Carter told her audience that she is confident that she is doing what is God’s plan for her.

Seemingly, against all odds, a “country girl” has risen to great heights in the world of women’s fashion in a relatively short time.

Carter, laughingly, said she didn’t always have an eye for fashion. In high school at Pike Liberal Arts School, she often dressed the way she felt, “in jeans and sweat shirts.”

Carter’s friend, Christy Carlisle Smith, who is CEO of Carter’s Southern Fashion House design company, quickly whipped her back into fashion. “As she continues to do today.”

“I grew up in the country and I appreciate my country roots,” Carter said. “Christy and I would ride trucks to get a biscuit before going to school in the mornings. We are country girls.”

The country influence can be seen in many of Carter’s designs along with the influences of the beach, football and, of course, her mom, Judy Carter.

Carter’s career as a fashion designer began as a personal shopper and was guided by what she learned “behind the cash register,” from sorority houses and from over-priced women’s blouses.

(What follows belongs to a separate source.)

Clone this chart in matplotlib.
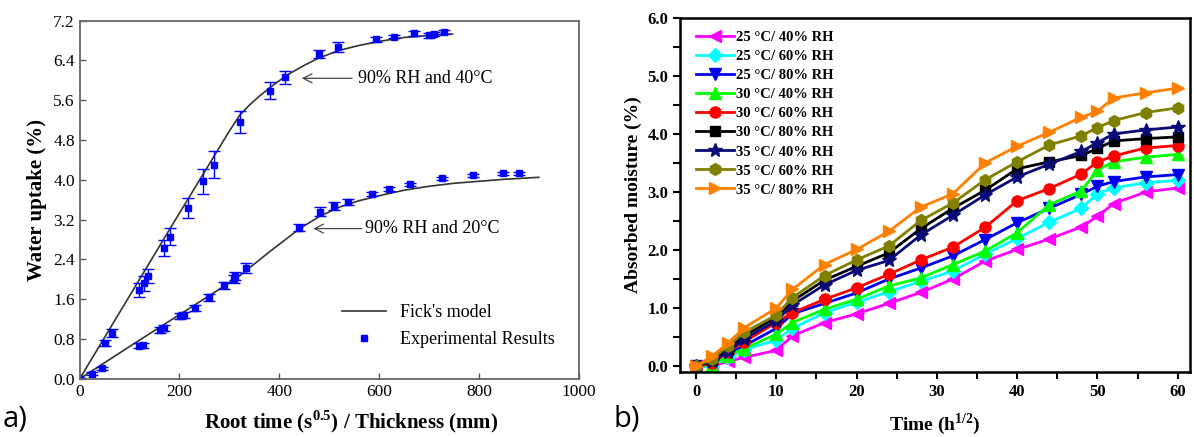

“I was at the beach and was looking for a top,” she said. “Everything I liked had a $200 price tag.”

A light went off in Carter’s head and, perhaps, a few dollar signs flashed before her eyes.

“I had been selling clothes out of my Mustang,’ she said. “I knew what women wanted and I knew I could sell.”

A short time later, Carter was riding along Rosemary beach and saw a vacant 100-foot spot. I thought I could put up a tent and sell clothing women would like,”

Carter said the real estate agent doubted that she had enough space for make a go of women’s clothing shop.

“I told him that when I sold out, I’d pull my Mustang around the get out more clothes,” she said, laughing.

To continue being successful in the women’s clothing line, Carter said a designer has to give women what they want and what they can afford.

She has a line of Game Day dresses and dresses with longer hem lines.

She has clothing for the Duck Dynasty-kind of gals. She has Bohemian styles and something for the country girls and lot of items for the hippy in all women.

And, when a woman is feeling a little frou-frou, she had that, too.

Carter said, as a working mom in a demanding industry, she sometimes has to struggle to maintain balance in her life.

“But I have an opportunity to make women feel good about themselves,” she said. “I believe that’s God’s plan for me. And, I’m so fortunate to be able to do what I love.”